The day that Cordero punched Suarez and sent him to his death, Gov. Cuomo was in Albany delivering his State of the State address. Cuomo admitted there is a mental health problem and committed to fix it.

“Some seriously mentally ill people need psychiatric hospitals.”

“It’s our obligation as a caring people and compassionate society to reach out and provide whatever social services or address whatever needs the individual presents,” he said. “Some jurisdictions say case law prevents them from helping mentally ill street homeless. If that is their excuse, they should tell us what law stops them from helping sick homeless people and we will change the law this session.”

Wonderful. We’ll tell you.

Gov. Cuomo: New York’s “dangerousness” statue prevents involuntary commitment unless the dangerous behavior is “manifested by homicidal or other violent behavior by which others are placed in reasonable fear of serious physical harm.”

That’s the law you should change. Someone should not have to become “homicidal” or inflict serious and physical harm before they are committed.

The words homicidal, serious and physical should all be removed from that statute. That will help New York move from a set of laws that require tragedy before treatment to one that allows treatment before tragedy.

And New York should add statutes that allow treatment over the objections of those who have become so gravely disabled they are unable to provide for their own health, safety and welfare or need treatment in order to prevent a deterioration to the point where they will become dangerous. Most states have those. New York does not.

Some seriously mentally ill people need psychiatric hospitals. But Gov. Cuomo, you have been closing those, causing a back-up in emergency rooms. Hospitals have no other way to deal with closures than by declaring sick people well and discharging them. That is causing much of the homelessness you mentioned. Could you stop closing psychiatric hospitals?

Mayor de Blasio: Fixing the problem in the city requires you to do what Gov. Cuomo did, and recognize there is a problem. So far, you haven’t. If the homeless mentally ill on the streets aren't enough to convince you there's a problem, look at the data. The city’s own figures show that in recent years 40% of the most seriously mentally ill people have received zero treatment. In 2016 there were over 150,000 calls to police for emotionally disturbed persons, and the mentally ill occupy 38% of all city cells.

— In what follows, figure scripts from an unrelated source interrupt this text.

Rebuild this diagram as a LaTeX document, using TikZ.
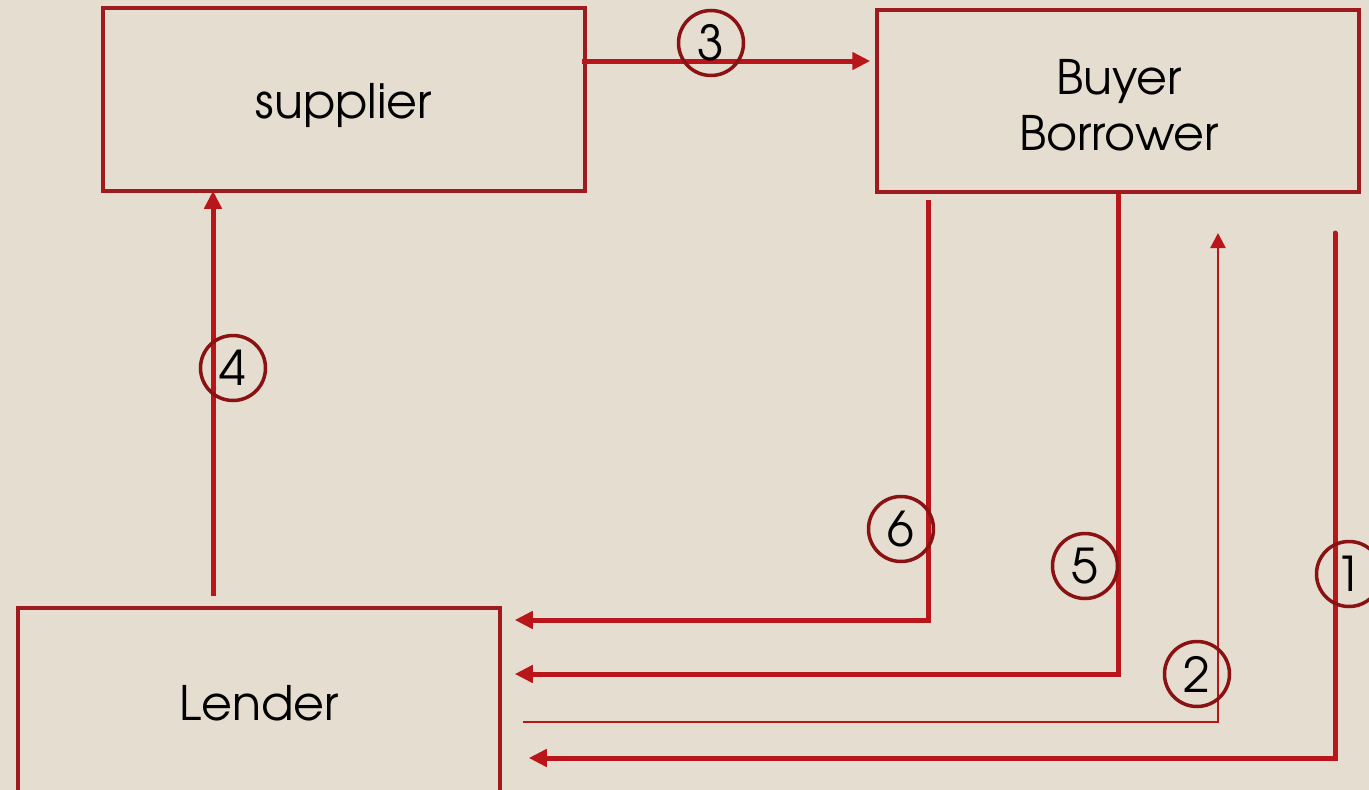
\documentclass[tikz,border=0pt]{standalone}
\usepackage{fontspec}
\setmainfont{texgyreadventor}[Extension=.otf,UprightFont=*-regular]
\usetikzlibrary{arrows.meta}
\definecolor{paper}{RGB}{229,221,208}
\definecolor{boxred}{RGB}{158,26,30}
\definecolor{flowred}{RGB}{184,22,26}
\definecolor{ringred}{RGB}{138,18,18}
\tikzset{
  partyfont/.style={font=\fontsize{47.5}{56}\selectfont,align=center,text=black},
  party/.style={draw=boxred,line width=3.5pt,rectangle,inner sep=0pt,partyfont},
  flow/.style={draw=flowred,line width=5pt,
    -{Triangle[length=18pt,width=17pt]}},
  thinflow/.style={draw=flowred,line width=2.5pt,
    -{Triangle[length=15pt,width=15pt]}},
  stepnum/.style={draw=ringred,line width=3.5pt,circle,minimum size=65pt,
    inner sep=0pt,font=\fontsize{48}{48}\selectfont,text=black},
}
\begin{document}
\begin{tikzpicture}[x=1pt,y=-1pt]
\useasboundingbox (0,0) rectangle (1369,790);
\clip (0,0) rectangle (1369,790);
\fill[paper] (0,0) rectangle (1369,790);

% the three parties
\node[party,minimum width=482pt,minimum height=183pt,
  label={[partyfont,yshift=-6pt]center:supplier}] (supplier) at (344,99.5) {};
\node[party,minimum width=482pt,minimum height=182pt,
  label={[partyfont,yshift=-4pt,xshift=1pt]center:Buyer\\Borrower}] (buyer) at (1118,101) {};
\node[party,minimum width=482pt,minimum height=190pt] (lender) at (259,703) {Lender};

% bends and free ends of the connectors
\coordinate (s3) at (582,61);
\coordinate (s4) at (213,596);
\coordinate (s6) at (928,200);
\coordinate (b6) at (928,620);
\coordinate (b5) at (1118,674);
\coordinate (s2) at (523,722);
\coordinate (b2) at (1218,722);
\coordinate (e2) at (1218,233);
\coordinate (s1) at (1335,233);
\coordinate (b1) at (1335,758);

% step 3: goods to the buyer
\draw[flow,shorten >=5pt] (s3) -- (s3 -| buyer.west);
% step 4: lender pays the supplier
\draw[flow,shorten >=-2pt] (s4) -- (s4 |- supplier.south);
% step 6
\draw[flow,shorten >=13pt] (s6) -- (b6) -- (b6 -| lender.east);
% step 5
\draw[flow,shorten >=13pt] (buyer.south) -- (b5) -- (b5 -| lender.east);
% step 2
\draw[thinflow] (s2) -- (b2) -- (e2);
% step 1
\draw[flow,line cap=round,shorten >=27pt] (s1) -- (b1) -- (b1 -| lender.east);

% step numbers
\node[stepnum] (n3) at (711,43) {3};
\node[stepnum] (n4) at (233,368) {4};
\node[stepnum] (n6) at (901,529) {6};
\node[stepnum] (n5) at (1085,566) {5};
\node[stepnum] (n2) at (1197,674) {2};
\node[stepnum] (n1) at (1349,574) {1};
\end{tikzpicture}
\end{document}
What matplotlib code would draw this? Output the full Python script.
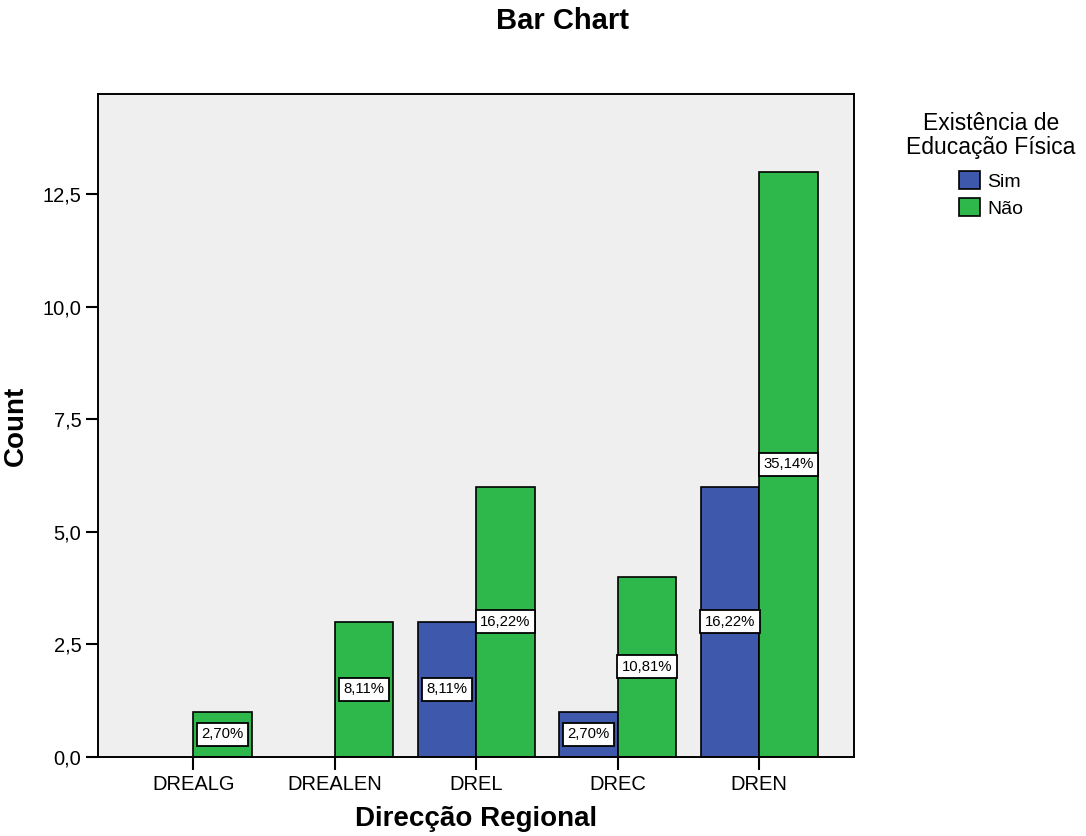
import matplotlib
matplotlib.use('Agg')
import matplotlib.pyplot as plt
from matplotlib.patches import Patch
import numpy as np

plt.rcParams['font.family'] = ['Liberation Sans', 'DejaVu Sans']

# counts per regional directorate, split by whether PE is offered
REGIONS = ['DREALG', 'DREALEN', 'DREL', 'DREC', 'DREN']
SIM = [0, 0, 3, 1, 6]
NAO = [1, 3, 6, 4, 13]
YTICKS = [0.0, 2.5, 5.0, 7.5, 10.0, 12.5]

BLUE, GREEN, PANEL = '#3e58ab', '#2eb84b', '#efefef'


def comma(v, nd=1):
  return f'{v:.{nd}f}'.replace('.', ',')


def main():
  total = sum(SIM) + sum(NAO)
  x = np.arange(len(REGIONS))
  w = 0.413

  fig = plt.figure(figsize=(10.86, 8.36), dpi=100)
  ax = fig.add_axes([0.0902, 0.0949, 0.6964, 0.7923])
  ax.set_facecolor(PANEL)

  b_sim = ax.bar(x - w / 2, SIM, w, color=BLUE, edgecolor='black', lw=1.2)
  b_nao = ax.bar(x + w / 2, NAO, w, color=GREEN, edgecolor='black', lw=1.2)

  for bars, vals in ((b_sim, SIM), (b_nao, NAO)):
    for rect, v in zip(bars, vals):
      if v == 0:
        rect.set_visible(False)  # no empty outline on the baseline
        continue
      pct = v / total * 100
      ax.text(rect.get_x() + rect.get_width() / 2, v / 2,
              comma(pct, 2) + '%', ha='center', va='center', fontsize=10.7,
              bbox=dict(boxstyle='square,pad=0.3', fc='white', ec='black',
                        lw=1.3))

  ax.set_xlim(-0.673, 4.671)
  ax.set_ylim(0, 14.72)
  ax.set_xticks(x, REGIONS)
  ax.set_yticks(YTICKS, [comma(v) for v in YTICKS])
  ax.tick_params(direction='out', length=9, width=1.5, labelsize=14.5)
  ax.tick_params(axis='x', pad=4)
  ax.tick_params(axis='y', pad=3)
  for s in ax.spines.values():
    s.set_linewidth(1.4)

  ax.set_xlabel('Direcção Regional', fontsize=20, fontweight='bold',
                labelpad=9)
  ax.set_ylabel('Count', fontsize=20, fontweight='bold', labelpad=10)
  fig.text(563 / 1086, 1 - 29 / 836, 'Bar Chart', ha='center',
           va='baseline', fontsize=21, fontweight='bold')

  # legend heading drawn on its own so the swatches can sit lower
  fig.text(991 / 1086, 1 - 154 / 836, 'Existência de\nEducação Física',
           ha='center', va='baseline', ma='center', fontsize=16.5,
           linespacing=1.05)
  handles = [Patch(fc=BLUE, ec='black', lw=1.2, label='Sim'),
             Patch(fc=GREEN, ec='black', lw=1.2, label='Não')]
  fig.legend(handles=handles, loc='upper center',
             bbox_to_anchor=(991 / 1086, 1 - 171 / 836),
             fontsize=14, frameon=False, handlelength=1.12,
             handleheight=1.07, handletextpad=0.37, labelspacing=0.37,
             borderpad=0, borderaxespad=0)

  fig.savefig('out.png', dpi=100)


if __name__ == '__main__':
  main()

Instead of addressing these problems head on, you launched ThriveNYC, an $800 million dollar mental health plan that virtually ignores seriously mentally ill and instead works to improve mental wellness in others.

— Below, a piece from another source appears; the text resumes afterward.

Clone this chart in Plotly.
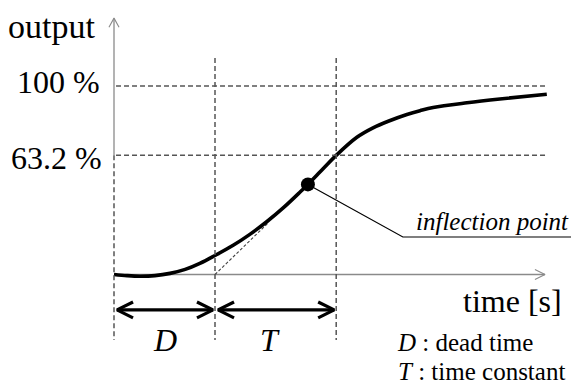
import plotly.graph_objects as go

# Step response of a first-order-plus-dead-time process (schematic)
time_s = [0.0, 0.26, 0.51, 0.81, 1.11, 1.41, 1.70, 2.00, 2.36, 2.69, 3.03, 3.35,
          3.68, 3.84, 4.14, 4.40, 4.81, 5.13, 5.47, 5.80, 6.06, 6.32, 6.99, 7.64, 8.57]
output_pct = [0.0, -0.6, -0.9, -0.6, 0.6, 2.7, 5.9, 10.1, 15.5, 21.3, 28.1, 35.3,
              43.6, 47.8, 56.1, 63.2, 72.8, 77.8, 81.7, 84.9, 86.9, 88.6, 91.1, 93.1, 95.6]

dead_time = 2.0        # D
time_constant = 2.4    # T
inflection_index = 13  # sample at the inflection point

ref_levels = [100, 63.2]
level_labels = ["100 %", "63.2 %"]

FONT = "Liberation Serif"
GRID = "#555555"
AXIS = "#8a8a8a"
DASH = "5px,3px"

# Scale: 50.5 px per second, 1.885 px per percent
X_RANGE = [-2.2574, 9.0495]
Y_RANGE = [-60.74, 145.62]

t_inf = time_s[inflection_index]
v_inf = output_pct[inflection_index]
t_end = dead_time + time_constant

fig = go.Figure()

# horizontal reference levels
for lvl in ref_levels:
    fig.add_shape(type="line", x0=0.04, x1=8.55, y0=lvl, y1=lvl,
                  line=dict(color=GRID, width=1.5, dash=DASH))

# vertical guide lines at 0, D and D+T
fig.add_shape(type="line", x0=0, x1=0, y0=ref_levels[1], y1=-34.7,
              line=dict(color=GRID, width=1.5, dash=DASH))
for tv in [dead_time, t_end]:
    fig.add_shape(type="line", x0=tv, x1=tv, y0=114.9, y1=-34.7,
                  line=dict(color=GRID, width=1.5, dash=DASH))

# axes with open arrowheads
fig.add_trace(go.Scatter(x=[0, 8.535], y=[0, 0], mode="lines",
                         line=dict(color=AXIS, width=1.3), hoverinfo="skip"))
fig.add_trace(go.Scatter(x=[8.535 - 0.2, 8.535, 8.535 - 0.2], y=[2.65, 0, -2.65],
                         mode="lines", line=dict(color=AXIS, width=1.1), hoverinfo="skip"))
fig.add_trace(go.Scatter(x=[0, 0], y=[ref_levels[1], 136], mode="lines",
                         line=dict(color=AXIS, width=1.3), hoverinfo="skip"))
fig.add_trace(go.Scatter(x=[-0.1, 0, 0.1], y=[136 - 4.8, 136, 136 - 4.8],
                         mode="lines", line=dict(color=AXIS, width=1.1), hoverinfo="skip"))

# tangent at the inflection point, from (D, 0)
slope = v_inf / (t_inf - dead_time)
tan_t = [dead_time, 3.05]
tan_v = [slope * (tv - dead_time) for tv in tan_t]
fig.add_trace(go.Scatter(x=tan_t, y=tan_v, mode="lines",
                         line=dict(color="#404040", width=1.1, dash="3px,2px"),
                         hoverinfo="skip"))

# response curve
fig.add_trace(go.Scatter(x=time_s, y=output_pct, mode="lines",
                         line=dict(color="black", width=3.6, shape="spline", smoothing=1.0),
                         hoverinfo="skip"))

# callout line to the label
fig.add_trace(go.Scatter(x=[t_inf, 5.72, 9.2], y=[v_inf, 19.9, 19.9], mode="lines",
                         line=dict(color="black", width=1.2), hoverinfo="skip"))
fig.add_trace(go.Scatter(x=[t_inf], y=[v_inf], mode="markers",
                         marker=dict(color="black", size=14), hoverinfo="skip"))

# double-headed interval arrows for D and T
ARROW_Y = -18.8
HL, HW = 0.317, 4.24
for a, b in [(0, dead_time), (dead_time, t_end)]:
    a2, b2 = a + 0.06, b - 0.04
    fig.add_trace(go.Scatter(x=[a2, b2], y=[ARROW_Y, ARROW_Y], mode="lines",
                             line=dict(color="black", width=3.2), hoverinfo="skip"))
    fig.add_trace(go.Scatter(x=[a2 + HL, a2, a2 + HL], y=[ARROW_Y + HW, ARROW_Y, ARROW_Y - HW],
                             mode="lines", line=dict(color="black", width=3.2), hoverinfo="skip"))
    fig.add_trace(go.Scatter(x=[b2 - HL, b2, b2 - HL], y=[ARROW_Y + HW, ARROW_Y, ARROW_Y - HW],
                             mode="lines", line=dict(color="black", width=3.2), hoverinfo="skip"))

ann = []
def label(text, x, y, size, xanchor="center", yanchor="middle", xshift=0, yshift=0):
    ann.append(dict(text=text, x=x, y=y, xref="x", yref="y", showarrow=False,
                    xanchor=xanchor, yanchor=yanchor, xshift=xshift, yshift=yshift,
                    font=dict(family=FONT, size=size, color="black")))

label("output", -0.337, 131.3, 34, xanchor="right")
label(level_labels[0], -0.238, ref_levels[0], 32, xanchor="right", yshift=4)
label(level_labels[1], -0.198, ref_levels[1], 32, xanchor="right", yshift=-3)
label("time [s]", 7.84, -14.1, 32, xshift=3)
label("<i>D</i>", dead_time / 2, -34.7, 32)
label("<i>T</i>", dead_time + time_constant / 2, -34.7, 32, xshift=-6)
label("<i>inflection point</i>", 8.97, 27.9, 25, xanchor="right", xshift=4)
label("<i>D</i> : dead time", 5.564, -36.3, 25, xanchor="left")
label("<i>T</i> : time constant", 5.584, -51.2, 25, xanchor="left")

fig.update_layout(
    width=571, height=389,
    margin=dict(l=0, r=0, t=0, b=0),
    paper_bgcolor="white", plot_bgcolor="white",
    showlegend=False,
    xaxis=dict(range=X_RANGE, visible=False, fixedrange=True),
    yaxis=dict(range=Y_RANGE, visible=False, fixedrange=True),
    annotations=ann,
)

fig.write_html("out.html")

As Gov. Cuomo said, "Leaving a sick person to fend for themselves is not progressive, charitable or ethical or legal." But your plan does that, Mayor de Blasio. You should immediately and robustly expand the use of Kendra's Law, which allows courts to order a subset of the most seriously mentally ill to stay in treatment as a condition of living in the community.

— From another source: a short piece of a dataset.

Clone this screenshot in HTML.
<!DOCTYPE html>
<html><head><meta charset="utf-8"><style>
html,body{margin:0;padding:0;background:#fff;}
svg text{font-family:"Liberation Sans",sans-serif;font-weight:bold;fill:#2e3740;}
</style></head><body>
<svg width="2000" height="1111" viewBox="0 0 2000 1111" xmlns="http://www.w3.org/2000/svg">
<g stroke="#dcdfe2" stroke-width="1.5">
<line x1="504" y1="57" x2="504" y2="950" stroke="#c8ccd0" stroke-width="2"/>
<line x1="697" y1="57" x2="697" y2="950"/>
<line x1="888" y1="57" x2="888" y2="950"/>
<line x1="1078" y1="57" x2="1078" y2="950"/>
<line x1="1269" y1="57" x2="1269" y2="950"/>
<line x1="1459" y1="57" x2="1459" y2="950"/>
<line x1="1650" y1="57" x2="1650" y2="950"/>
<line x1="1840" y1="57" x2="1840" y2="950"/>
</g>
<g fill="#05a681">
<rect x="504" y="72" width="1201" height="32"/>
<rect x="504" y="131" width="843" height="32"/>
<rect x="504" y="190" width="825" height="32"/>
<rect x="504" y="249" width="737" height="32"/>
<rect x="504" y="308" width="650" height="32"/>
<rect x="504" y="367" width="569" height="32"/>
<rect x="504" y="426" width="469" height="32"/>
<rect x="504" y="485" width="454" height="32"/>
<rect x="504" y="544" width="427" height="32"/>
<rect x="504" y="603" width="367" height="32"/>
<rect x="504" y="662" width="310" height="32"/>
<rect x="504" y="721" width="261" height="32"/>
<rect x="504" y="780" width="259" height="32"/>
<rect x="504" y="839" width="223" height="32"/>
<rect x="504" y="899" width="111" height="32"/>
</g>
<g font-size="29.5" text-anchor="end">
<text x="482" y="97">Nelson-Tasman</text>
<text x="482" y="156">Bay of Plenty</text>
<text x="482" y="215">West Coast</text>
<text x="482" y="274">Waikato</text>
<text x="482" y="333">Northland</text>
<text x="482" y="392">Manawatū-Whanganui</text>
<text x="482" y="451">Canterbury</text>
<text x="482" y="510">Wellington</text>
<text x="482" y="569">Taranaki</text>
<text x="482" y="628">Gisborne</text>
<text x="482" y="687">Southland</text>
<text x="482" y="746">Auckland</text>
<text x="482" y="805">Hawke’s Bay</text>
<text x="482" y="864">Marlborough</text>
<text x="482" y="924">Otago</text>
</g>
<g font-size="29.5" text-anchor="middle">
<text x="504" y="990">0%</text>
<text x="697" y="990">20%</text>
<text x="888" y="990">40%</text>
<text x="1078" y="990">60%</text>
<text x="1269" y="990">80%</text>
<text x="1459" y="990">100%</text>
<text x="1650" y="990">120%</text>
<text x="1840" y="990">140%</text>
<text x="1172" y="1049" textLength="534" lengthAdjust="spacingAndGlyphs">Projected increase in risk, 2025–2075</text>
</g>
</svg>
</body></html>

It's the most successful tool you have. None of the other programs you are funding are able to reduce homelessness, arrest and incarceration that’s in the 70% range. Move funds from those that don't improve those metrics to ones that do. And put your outreach teams at the exits of hospitals and jails. Mentally ill individuals who are being discharged from those institutions are the most likely to become homeless or fall into a cycle of incarceration, so catch them and provide services before that happens.

And when either of you, Mayor de Blasio and Gov. Cuomo, talk about increasing housing, please allocate it to the seriously mentally ill. A study by Stephen Eide at Manhattan Institute found that when housing is allocated to the seriously mentally ill, it saves taxpayers money by reducing incarceration and hospitalization. And Judge Matthew D'Emic of the Brooklyn Mental Health Court has repeatedly stated that the lack of housing options creates an often insurmountable difficulty in keeping the mentally ill who come before him off the streets and out of jail.


DJ Jaffe is Executive Director of Mental Illness Policy Org., and author of Insane Consequences: How the Mental Health Industry Fails the Mentally Ill.

Carolyn Gorman is the project manager for education policy and mental-illness policy at the Manhattan Institute.